Every record here should be printed again exactly.

RECORDED DATA:
________________

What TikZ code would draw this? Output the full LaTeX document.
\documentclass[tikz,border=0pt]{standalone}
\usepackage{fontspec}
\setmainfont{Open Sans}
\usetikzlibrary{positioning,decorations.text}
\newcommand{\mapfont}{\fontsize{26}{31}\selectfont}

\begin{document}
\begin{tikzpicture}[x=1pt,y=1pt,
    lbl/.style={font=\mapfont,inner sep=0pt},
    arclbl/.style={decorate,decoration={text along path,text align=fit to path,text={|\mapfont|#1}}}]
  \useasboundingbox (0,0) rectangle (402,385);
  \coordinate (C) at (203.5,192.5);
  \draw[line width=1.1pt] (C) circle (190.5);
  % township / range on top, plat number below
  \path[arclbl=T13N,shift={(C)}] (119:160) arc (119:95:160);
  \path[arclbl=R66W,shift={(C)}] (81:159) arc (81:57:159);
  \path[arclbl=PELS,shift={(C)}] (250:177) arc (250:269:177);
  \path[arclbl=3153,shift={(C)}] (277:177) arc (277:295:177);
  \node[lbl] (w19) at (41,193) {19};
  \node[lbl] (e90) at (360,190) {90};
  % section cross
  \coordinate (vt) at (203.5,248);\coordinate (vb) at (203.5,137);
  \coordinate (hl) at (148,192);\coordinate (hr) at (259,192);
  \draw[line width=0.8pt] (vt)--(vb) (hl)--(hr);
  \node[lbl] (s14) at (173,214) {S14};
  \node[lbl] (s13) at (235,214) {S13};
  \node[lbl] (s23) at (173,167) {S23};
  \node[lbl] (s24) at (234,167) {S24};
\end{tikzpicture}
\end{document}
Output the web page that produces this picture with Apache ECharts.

________________

FINAL RESULT:
What TikZ code would draw this? Output the full LaTeX document.
\documentclass[tikz,border=0pt]{standalone}
\usepackage{fontspec}
\setmainfont{Open Sans}
\usetikzlibrary{positioning,decorations.text}
\newcommand{\mapfont}{\fontsize{26}{31}\selectfont}

\begin{document}
\begin{tikzpicture}[x=1pt,y=1pt,
    lbl/.style={font=\mapfont,inner sep=0pt},
    arclbl/.style={decorate,decoration={text along path,text align=fit to path,text={|\mapfont|#1}}}]
  \useasboundingbox (0,0) rectangle (402,385);
  \coordinate (C) at (203.5,192.5);
  \draw[line width=1.1pt] (C) circle (190.5);
  % township / range on top, plat number below
  \path[arclbl=T13N,shift={(C)}] (119:160) arc (119:95:160);
  \path[arclbl=R66W,shift={(C)}] (81:159) arc (81:57:159);
  \path[arclbl=PELS,shift={(C)}] (250:177) arc (250:269:177);
  \path[arclbl=3153,shift={(C)}] (277:177) arc (277:295:177);
  \node[lbl] (w19) at (41,193) {19};
  \node[lbl] (e90) at (360,190) {90};
  % section cross
  \coordinate (vt) at (203.5,248);\coordinate (vb) at (203.5,137);
  \coordinate (hl) at (148,192);\coordinate (hr) at (259,192);
  \draw[line width=0.8pt] (vt)--(vb) (hl)--(hr);
  \node[lbl] (s14) at (173,214) {S14};
  \node[lbl] (s13) at (235,214) {S13};
  \node[lbl] (s23) at (173,167) {S23};
  \node[lbl] (s24) at (234,167) {S24};
\end{tikzpicture}
\end{document}
Output the web page that produces this picture with Apache ECharts.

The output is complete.